Steve Brasier, of the Unison union, said 500 council workers had so far signed up to join unfair dismissal claims against the council that could land it with a multi-million pound bill.
The union claims by failing to provide staff with an opportunity to put forward any representation or the opportunity to appeal against dismissal if they refused to sign up to worse contracts, the council failed to follow fair procedure.
A separate potential £12.5m legal claim that the council failed to consult the unions on its dismissal plans has been postponed again at the request of the council. A first hearing had been rescheduled for tomorrow.
After weeks of negotiations a “final” proposal to lift around half of the council workforce – those earning under £21,500 – from the pay cuts and restore some of the pay of higher earners was resoundingly rejected by a meeting of 600 union members on August 10.
All social workers would also have been given a pay boost to stop them quitting for better paid jobs elsewhere.
But a two-year pay freeze for all council workers would have remained.

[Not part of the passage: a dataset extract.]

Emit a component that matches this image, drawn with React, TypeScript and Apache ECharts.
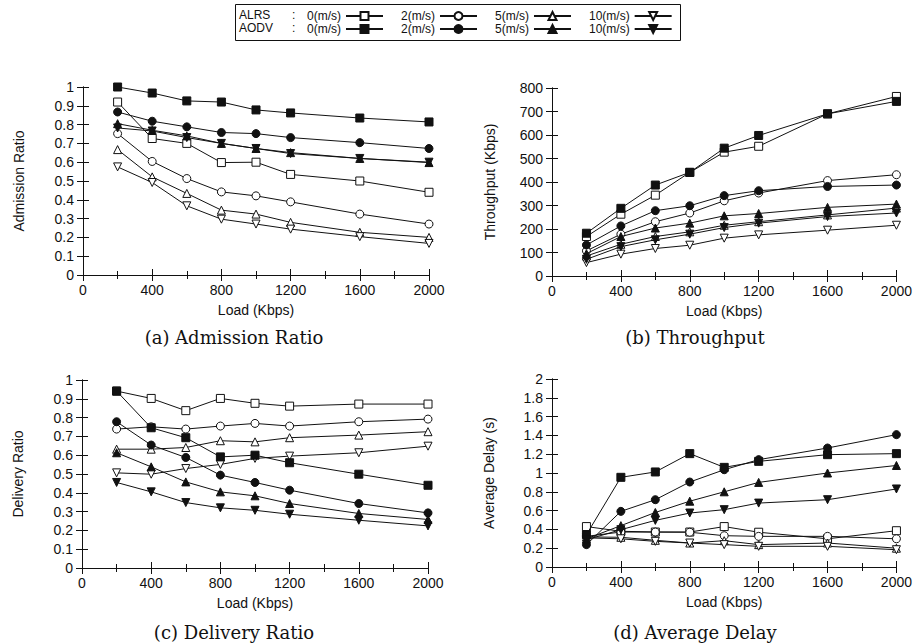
import React, { useEffect, useRef } from "react";
import * as echarts from "echarts";

const loads = [200, 400, 600, 800, 1000, 1200, 1600, 2000];
const speedNames = ["0(m/s)", "2(m/s)", "5(m/s)", "10(m/s)"];
const protocols = ["ALRS", "AODV"];

// (a) Admission Ratio
const admAlrs0 = [0.92, 0.726, 0.7, 0.598, 0.6, 0.535, 0.5, 0.44];
const admAlrs2 = [0.752, 0.604, 0.513, 0.442, 0.421, 0.389, 0.324, 0.271];
const admAlrs5 = [0.667, 0.522, 0.434, 0.345, 0.324, 0.28, 0.227, 0.2];
const admAlrs10 = [0.575, 0.492, 0.368, 0.297, 0.271, 0.244, 0.204, 0.168];
const admAodv0 = [1.0, 0.968, 0.926, 0.92, 0.878, 0.862, 0.835, 0.814];
const admAodv2 = [0.867, 0.818, 0.788, 0.758, 0.752, 0.731, 0.704, 0.673];
const admAodv5 = [0.805, 0.77, 0.74, 0.7, 0.673, 0.651, 0.62, 0.598];
const admAodv10 = [0.782, 0.766, 0.731, 0.7, 0.673, 0.646, 0.62, 0.6];

// (b) Throughput (Kbps)
const thrAlrs0 = [168, 263, 344, 441, 527, 552, 690, 764];
const thrAlrs2 = [107, 178, 231, 268, 320, 353, 406, 431];
const thrAlrs5 = [85, 135, 168, 188, 216, 231, 260, 289];
const thrAlrs10 = [57, 93, 117, 131, 161, 175, 195, 216];
const thrAodv0 = [182, 288, 387, 441, 544, 598, 690, 743];
const thrAodv2 = [132, 213, 278, 299, 342, 363, 381, 387];
const thrAodv5 = [95, 168, 204, 225, 256, 266, 292, 306];
const thrAodv10 = [71, 125, 154, 178, 206, 225, 253, 268];

// (c) Delivery Ratio
const delAlrs0 = [0.941, 0.902, 0.837, 0.902, 0.876, 0.861, 0.872, 0.872];
const delAlrs2 = [0.739, 0.751, 0.739, 0.755, 0.769, 0.755, 0.778, 0.792];
const delAlrs5 = [0.632, 0.632, 0.641, 0.677, 0.671, 0.693, 0.707, 0.725];
const delAlrs10 = [0.506, 0.499, 0.529, 0.551, 0.583, 0.595, 0.613, 0.648];
const delAodv0 = [0.941, 0.746, 0.693, 0.591, 0.6, 0.56, 0.499, 0.44];
const delAodv2 = [0.778, 0.654, 0.588, 0.494, 0.455, 0.414, 0.343, 0.293];
const delAodv5 = [0.613, 0.538, 0.458, 0.405, 0.384, 0.343, 0.29, 0.258];
const delAodv10 = [0.455, 0.405, 0.348, 0.32, 0.307, 0.286, 0.254, 0.224];

// (d) Average Delay (s)
const dlyAlrs0 = [0.43, 0.38, 0.372, 0.372, 0.43, 0.37, 0.3, 0.386];
const dlyAlrs2 = [0.326, 0.372, 0.372, 0.37, 0.333, 0.326, 0.326, 0.3];
const dlyAlrs5 = [0.32, 0.316, 0.284, 0.255, 0.28, 0.238, 0.255, 0.2];
const dlyAlrs10 = [0.31, 0.3, 0.273, 0.255, 0.238, 0.22, 0.22, 0.184];
const dlyAodv0 = [0.344, 0.954, 1.011, 1.206, 1.06, 1.124, 1.195, 1.206];
const dlyAodv2 = [0.238, 0.592, 0.716, 0.904, 1.035, 1.142, 1.266, 1.408];
const dlyAodv5 = [0.3, 0.44, 0.58, 0.7, 0.8, 0.9, 1.0, 1.08];
const dlyAodv10 = [0.29, 0.397, 0.496, 0.574, 0.61, 0.68, 0.716, 0.83];

const panelTitles = ["(a) Admission Ratio", "(b) Throughput", "(c) Delivery Ratio", "(d) Average Delay"];
const yNames = ["Admission Ratio", "Throughput (Kbps)", "Delivery Ratio", "Average Delay (s)"];
const xName = "Load (Kbps)";

const panelData = [
  [[admAlrs0, admAlrs2, admAlrs5, admAlrs10], [admAodv0, admAodv2, admAodv5, admAodv10]],
  [[thrAlrs0, thrAlrs2, thrAlrs5, thrAlrs10], [thrAodv0, thrAodv2, thrAodv5, thrAodv10]],
  [[delAlrs0, delAlrs2, delAlrs5, delAlrs10], [delAodv0, delAodv2, delAodv5, delAodv10]],
  [[dlyAlrs0, dlyAlrs2, dlyAlrs5, dlyAlrs10], [dlyAodv0, dlyAodv2, dlyAodv5, dlyAodv10]],
];

const yRanges = [
  { min: 0, max: 1, interval: 0.1 },
  { min: 0, max: 800, interval: 100 },
  { min: 0, max: 1, interval: 0.1 },
  { min: 0, max: 2, interval: 0.2 },
];

const FONT = "'Liberation Sans', Arial, Helvetica, sans-serif";
const SERIF = "'DejaVu Serif', serif";
const INK = "#111";

const grids = [
  { left: 83, top: 87, width: 346, height: 188 },
  { left: 552, top: 88, width: 346, height: 188 },
  { left: 82, top: 380, width: 346, height: 188 },
  { left: 552, top: 379, width: 346, height: 188 },
];
const yNameGaps = [57, 55, 57, 56];
const captionPos = [
  { x: 234, y: 337 },
  { x: 695, y: 337 },
  { x: 234, y: 632 },
  { x: 695, y: 632 },
];

const symbols = ["rect", "circle", "triangle", "path://M0,0L2,0L1,1.8Z"];
const symbolSizes = [8, 8, 8, 8];

function buildOption() {
  const xAxis: any[] = [];
  const yAxis: any[] = [];
  const series: any[] = [];
  const lineAx = { show: true, lineStyle: { color: INK, width: 1 } };
  const tick = { show: true, inside: true, length: 6, lineStyle: { color: INK, width: 1 } };
  const plain = (v: number) => String(Math.round(v * 1000) / 1000);

  grids.forEach((g, gi) => {
    xAxis.push({
      type: "value",
      gridIndex: gi,
      position: "bottom",
      min: 0,
      max: 2000,
      interval: 400,
      name: xName,
      nameLocation: "middle",
      nameGap: 28,
      nameTextStyle: { fontFamily: FONT, fontSize: 14, color: INK },
      axisLine: lineAx,
      axisTick: tick,
      minorTick: { show: true, splitNumber: 2, length: 4, lineStyle: { color: INK, width: 1 } },
      splitLine: { show: false },
      axisLabel: { margin: 8, fontFamily: FONT, fontSize: 14, color: INK, formatter: plain },
    });
    xAxis.push({
      type: "value",
      gridIndex: gi,
      position: "top",
      min: 0,
      max: 2000,
      interval: 400,
      axisLine: lineAx,
      axisTick: tick,
      minorTick: { show: true, splitNumber: 2, length: 4, lineStyle: { color: INK, width: 1 } },
      splitLine: { show: false },
      axisLabel: { show: false },
    });
    const r = yRanges[gi];
    yAxis.push({
      type: "value",
      gridIndex: gi,
      position: "left",
      min: r.min,
      max: r.max,
      interval: r.interval,
      name: yNames[gi],
      nameLocation: "middle",
      nameGap: yNameGaps[gi],
      nameTextStyle: { fontFamily: FONT, fontSize: 14, color: INK },
      axisLine: lineAx,
      axisTick: tick,
      splitLine: { show: false },
      axisLabel: { margin: 9, fontFamily: FONT, fontSize: 14, color: INK, formatter: plain },
    });
    yAxis.push({
      type: "value",
      gridIndex: gi,
      position: "right",
      min: r.min,
      max: r.max,
      interval: r.interval,
      axisLine: lineAx,
      axisTick: tick,
      splitLine: { show: false },
      axisLabel: { show: false },
    });

    protocols.forEach((p, pi) => {
      speedNames.forEach((s, si) => {
        const vals = panelData[gi][pi][si];
        const filled = pi === 1;
        series.push({
          type: "line",
          name: p + " " + s,
          xAxisIndex: gi * 2,
          yAxisIndex: gi * 2,
          data: loads.map((l, i) => [l, vals[i]]),
          symbol: symbols[si],
          symbolSize: symbolSizes[si],
          showSymbol: true,
          lineStyle: { color: INK, width: 1 },
          itemStyle: filled
            ? { color: INK, borderColor: INK, borderWidth: 1 }
            : { color: "#fff", borderColor: INK, borderWidth: 1 },
          emphasis: { disabled: true },
          z: filled ? 3 : 2,
        });
      });
    });
  });

  const legendBase = {
    left: 307,
    itemWidth: 37,
    itemHeight: 10,
    itemGap: 17,
    align: "right",
    padding: 0,
    selectedMode: false,
    formatter: (n: string) => n.split(" ")[1],
    textStyle: { fontFamily: FONT, fontSize: 12, color: INK },
  };

  const graphic: any[] = [
    {
      type: "rect",
      shape: { x: 235.5, y: 4.5, width: 445, height: 36 },
      style: { fill: "none", stroke: INK, lineWidth: 1 },
      silent: true,
    },
    { type: "text", x: 239, y: 15, style: { text: "ALRS", font: `12px ${FONT}`, fill: INK, verticalAlign: "middle" } },
    { type: "text", x: 292, y: 15, style: { text: ":", font: `12px ${FONT}`, fill: INK, verticalAlign: "middle" } },
    { type: "text", x: 239, y: 28, style: { text: "AODV", font: `12px ${FONT}`, fill: INK, verticalAlign: "middle" } },
    { type: "text", x: 292, y: 28, style: { text: ":", font: `12px ${FONT}`, fill: INK, verticalAlign: "middle" } },
  ];
  panelTitles.forEach((t, i) => {
    graphic.push({
      type: "text",
      x: captionPos[i].x,
      y: captionPos[i].y,
      style: { text: t, font: `18px ${SERIF}`, fill: INK, align: "center", verticalAlign: "middle" },
    });
  });

  return {
    animation: false,
    backgroundColor: "#fff",
    grid: grids.map((g) => ({ ...g, containLabel: false })),
    xAxis,
    yAxis,
    legend: [
      { ...legendBase, top: 10, data: speedNames.map((s) => "ALRS " + s) },
      { ...legendBase, top: 23, data: speedNames.map((s) => "AODV " + s) },
    ],
    graphic,
    series,
  };
}

export default function App() {
  const ref = useRef<HTMLDivElement>(null);
  useEffect(() => {
    if (!ref.current) return;
    const chart = echarts.init(ref.current, null, { renderer: "svg" });
    chart.setOption(buildOption() as any);
    return () => chart.dispose();
  }, []);
  return (
    <div
      ref={ref}
      style={{ position: "absolute", left: 0, top: 0, width: 915, height: 644, background: "#fff" }}
    />
  );
}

Union leaders have warned staff they could be dismissed if they go on strike again after council leader Cllr Royston Smith said he was not “ruling out any options”.
The council insists the pay cuts will protect 400 jobs as it seeks to save £76m over the next three and a half years.
A council spokesman said: “The council is confident that all necessary procedures and consultation was carried out in the correct manner and we will challenge any claim in court and through the correct channels.”
The council is advising residents to leave wheelie bins out at all times as the regular bin collection has been thrown into chaos. The council is continuing to pay contractors to help with the clear-up.